The Guggenheim Lab is located in the back courtyard of the ‘Pfefferberg complex’ in the district of Prenzlauer Berg. When I arrive I find a futuristic-looking black pavilion roof in the courtyard with lots of cables hiding beneath. Under the roof there are chairs and tables decked with chalk, pens, post-its and paper. I sit down at the end of one of the rows of several pink chairs and look at the huge screen in front of us. First of all Rachel explains the idea behind the Guggenheim Lab - it should be an “interactive conference” in which all participants can be involved and thereby take more out of it than a normal conference. Today’s topic of “Sustainable Tourism” is not really anything new for me as a tourism graduate which is why I am more interested in the other attendees.

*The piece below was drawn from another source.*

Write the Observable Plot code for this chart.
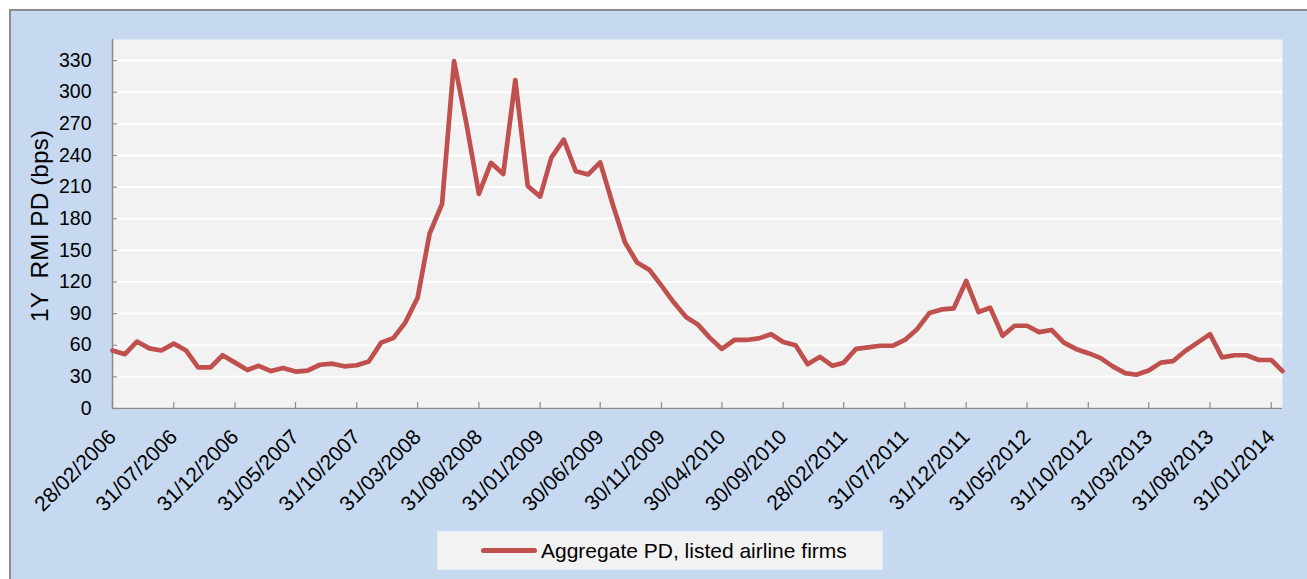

Sitting in the front row are two German students with cameras and a British man with his money bag around his neck; beside me sits an Italian in white linen, and behind me are a couple of German tourists with a city map. A few take headphones to hear the German and English translations respectively. After a forty-five minute PowerPoint presentation, the interactive part of the conference is introduced. Rachel asks us the questions “What is ‘green’ in Berlin?” Straight away I think of the numerous gardens and park: Berlin - the bicycle city - where you can discover the city with ‘sight-jogging’ or on solar-powered boats, and there is an ever-growing number of organic food shops and markets.
But how can Berlin become even “greener”? We get together in groups around the tables covered in paper, and we stick yellow, pink and blue notes with our ideas on to an outline map of Berlin. Where Alexanderplatz and the Museum Island are meant to be it reads “no cars inside the city centre” and “more bikes”. Along the River Spree I read “swimming in the river”, and on many other post-it notes it says “solar city”. I try to picture it all: cycling on the city highway, swimming next to the Friedrichstrasse train station and sipping cappuccino from a Solar Coffee Shop ... before I can dream any further, the British man tells us about his unusual idea: Energy could be collected through sensors in the dance floors of the many Berlin clubs; the more people dance, the more energy is produced.
At the end of our workshop, our ideas are immortalised on a big board on the lawn next to the pavilion. I feel a great sense of relief as I leave the Lab: As long as new ideas are still being developed, realised or rejected in Berlin, then I know why I love Berlin.